Reaching the shores of Europe, safety and security is still uncertain. Increasingly, Europe is establishing a distinction between legitimate refugees and mere economic migrants. Eritreans, apparently, are in the second category.

There is no war, narrowly defined, in the country. Only economic devastation. But that isn’t enough to justify permanent residence. And so many Eritreans are simply deported back to the country they risked everything to escape.

And this raises some new questions. If Eritreans, making up about a majority of migrant deaths in the sea over 2015, are primarily leaving because of labour conditions, and if a Vancouver-based company is directly contributing to that reality, what does this mean for the labour movement in British Columbia?

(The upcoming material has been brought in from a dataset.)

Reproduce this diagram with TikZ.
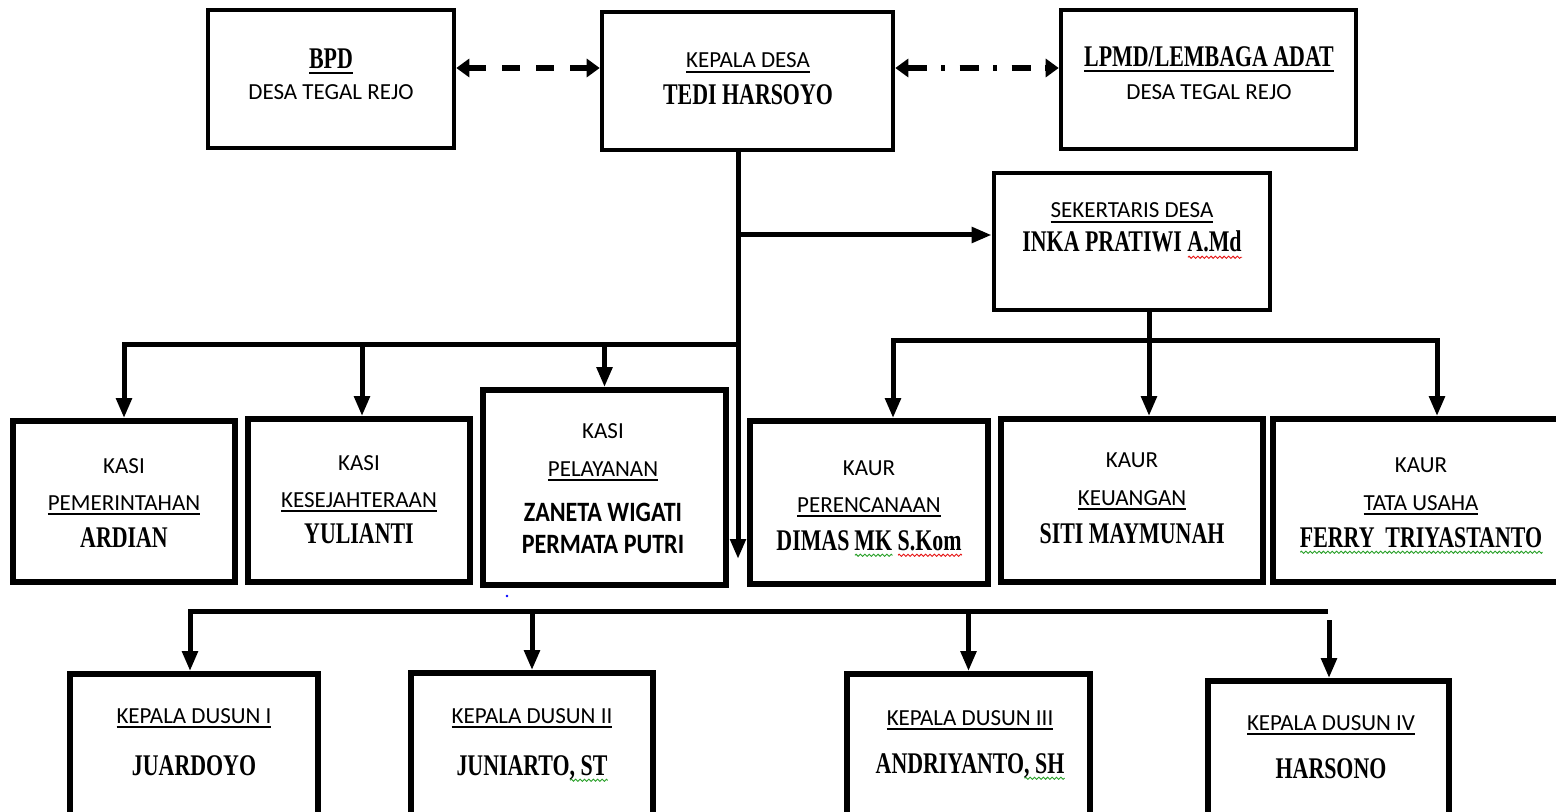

“People will say we need to take care of our own in Canada. That’s true,” said Andrea Duncan, co-chair of the BC Government and Service Employees’ Union (BCGEU) international solidarity committee.

“You often hear labour unions say an injury to one is an injury to all – but that doesn’t mean only if you’re Canadian. Labour struggles truly have no borders.”

The committee was established with BCGEU members contributing 20 cents a month into a fund. The committee then makes recommendations to the provincial executive.

The challenges, of course, are formidable. Whether or not an industry explicitly opposes the use of slave labour is one thing – but where it invests in is another.

“People need to watch where they’ve invested,” Duncan says. “All of our direct investments are fossil fuel-free but where we run into issues is the pension. A lot of our member pensions would be managed by the BC Investment Management Corporation which doesn’t pursue divestment strategies.”

That means they might be invested in Nevsun or industries like Nevsun, with members inadvertently contributing to exploitation and devastation abroad.

This isn’t in keeping with the spirit of the labour movement, according to Duncan.

“Everybody deserves to have dignified working conditions that are safe and they get to go home to their families,” Duncan says. “That applies to everybody across the globe. Forget about the borders.”